Hundreds of thousands of federal public servants in Canada have voted in favor of entering a legal strike position. (@psac_afpc / Twitter)
Canada’s public servants are sick and tired of being sick and tired. A group of 120,000 federal public servants in Canada voted in favor of entering a legal strike position on Wednesday, with an additional 35,000 workers set to join them today. The bargaining groups under the Public Service Alliance of Canada (PSAC) could strike at just about any time. The Canadian public service employs roughly 336,000 people. Union leaders and observers warn that strikes could disrupt a number of state functions, including border crossings, employment insurance, passport applications, airport delays, and export hiccups. The government was quick to share a list of “essential services” that would not be affected by labor action.

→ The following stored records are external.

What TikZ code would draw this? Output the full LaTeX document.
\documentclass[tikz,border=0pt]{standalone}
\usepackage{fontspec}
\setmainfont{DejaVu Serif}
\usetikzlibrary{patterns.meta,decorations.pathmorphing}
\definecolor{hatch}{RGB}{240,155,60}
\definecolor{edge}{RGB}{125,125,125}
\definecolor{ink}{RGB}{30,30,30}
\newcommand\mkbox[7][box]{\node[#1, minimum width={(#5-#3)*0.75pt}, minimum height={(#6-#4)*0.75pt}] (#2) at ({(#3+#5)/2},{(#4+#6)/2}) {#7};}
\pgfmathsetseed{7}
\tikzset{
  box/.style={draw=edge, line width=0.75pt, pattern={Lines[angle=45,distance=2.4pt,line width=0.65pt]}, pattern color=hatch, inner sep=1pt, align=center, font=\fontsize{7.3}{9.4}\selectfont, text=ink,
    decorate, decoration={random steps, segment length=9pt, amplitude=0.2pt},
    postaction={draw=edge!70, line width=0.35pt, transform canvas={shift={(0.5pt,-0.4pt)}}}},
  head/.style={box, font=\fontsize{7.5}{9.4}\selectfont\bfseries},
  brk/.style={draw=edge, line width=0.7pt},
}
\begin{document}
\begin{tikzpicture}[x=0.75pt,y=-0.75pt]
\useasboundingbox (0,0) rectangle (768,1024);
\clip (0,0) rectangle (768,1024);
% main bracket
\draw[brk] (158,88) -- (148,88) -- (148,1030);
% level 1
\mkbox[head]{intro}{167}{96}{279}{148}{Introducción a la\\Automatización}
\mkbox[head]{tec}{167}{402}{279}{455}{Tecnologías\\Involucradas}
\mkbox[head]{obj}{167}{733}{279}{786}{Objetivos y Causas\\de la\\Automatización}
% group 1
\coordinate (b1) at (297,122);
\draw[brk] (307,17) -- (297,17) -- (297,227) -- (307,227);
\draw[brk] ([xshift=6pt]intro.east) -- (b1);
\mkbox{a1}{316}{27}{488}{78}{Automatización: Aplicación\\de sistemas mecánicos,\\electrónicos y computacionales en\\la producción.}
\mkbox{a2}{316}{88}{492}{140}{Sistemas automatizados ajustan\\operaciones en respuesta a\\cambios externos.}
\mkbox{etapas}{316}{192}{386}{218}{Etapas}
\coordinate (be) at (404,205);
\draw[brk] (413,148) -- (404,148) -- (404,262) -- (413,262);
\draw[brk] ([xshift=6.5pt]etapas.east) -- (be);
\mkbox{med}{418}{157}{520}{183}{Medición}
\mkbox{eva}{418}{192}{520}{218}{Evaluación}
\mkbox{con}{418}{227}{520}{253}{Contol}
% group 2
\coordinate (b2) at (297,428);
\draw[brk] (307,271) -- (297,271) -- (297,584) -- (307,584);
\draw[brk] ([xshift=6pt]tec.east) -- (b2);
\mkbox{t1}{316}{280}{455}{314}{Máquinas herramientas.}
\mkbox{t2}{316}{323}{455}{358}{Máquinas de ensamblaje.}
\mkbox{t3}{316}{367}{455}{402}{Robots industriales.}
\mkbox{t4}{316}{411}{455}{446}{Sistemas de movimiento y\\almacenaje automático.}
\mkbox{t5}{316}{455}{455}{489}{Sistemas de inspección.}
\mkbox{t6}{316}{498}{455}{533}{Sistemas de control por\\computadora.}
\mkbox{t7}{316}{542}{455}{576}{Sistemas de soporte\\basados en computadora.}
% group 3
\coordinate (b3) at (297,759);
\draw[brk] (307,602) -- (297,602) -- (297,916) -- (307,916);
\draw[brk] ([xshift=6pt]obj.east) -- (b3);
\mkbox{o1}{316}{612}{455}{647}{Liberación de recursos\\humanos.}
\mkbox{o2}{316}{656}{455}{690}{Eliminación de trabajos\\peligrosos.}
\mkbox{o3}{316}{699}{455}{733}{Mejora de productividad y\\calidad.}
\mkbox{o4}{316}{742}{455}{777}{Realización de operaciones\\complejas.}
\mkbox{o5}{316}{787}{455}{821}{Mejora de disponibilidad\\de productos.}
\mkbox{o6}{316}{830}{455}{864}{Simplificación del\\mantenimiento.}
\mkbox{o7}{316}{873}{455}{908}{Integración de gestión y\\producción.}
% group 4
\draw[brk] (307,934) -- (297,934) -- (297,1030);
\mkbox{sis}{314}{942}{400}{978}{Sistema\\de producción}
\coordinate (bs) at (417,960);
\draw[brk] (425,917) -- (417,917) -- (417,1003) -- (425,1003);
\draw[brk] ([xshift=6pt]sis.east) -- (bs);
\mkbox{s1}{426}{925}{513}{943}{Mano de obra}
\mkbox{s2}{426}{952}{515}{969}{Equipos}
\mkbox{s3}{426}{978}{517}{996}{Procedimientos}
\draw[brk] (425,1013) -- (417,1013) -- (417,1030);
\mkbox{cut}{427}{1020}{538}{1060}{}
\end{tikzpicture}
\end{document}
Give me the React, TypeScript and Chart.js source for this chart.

Wages are at the center of the labor dispute. The Treasury Board bargaining group, a subset of the workers in a strike position, want wages to keep up with inflation. The government had offered an average bump of 2.06 percent over four years while workers asked for 4.5 percent. Average consumer price index inflation was 6.8 percent in 2022, a huge jump over 2021 and the biggest in four decades. Inflation is beginning to cool now. On April 12, the Bank of Canada held its interest rate at 4.5 percent. But the affordability crisis continues, particularly for costs such as food and housing, and workers have been taking effective pay cuts while higher prices eat away at their purchasing power.
Canadians ought to stand behind the public service and support their battle for higher wages that keep pace with rising costs. For decades, there has been a war against public servants and the government in general — a neoliberal crusade to undermine state capacity and public support for things we do together, outside of the market. The battles have been fought throughout the Global North, in Canada, the United Kingdom, the United States, and elsewhere. People are told the state is the problem; the market is the solution. They are inundated with media and political messaging that denigrates public servants, casting them as lazy, entitled, privileged workers who return little value on the tax dollars spent on them. It’s bullshit, but it’s persistent.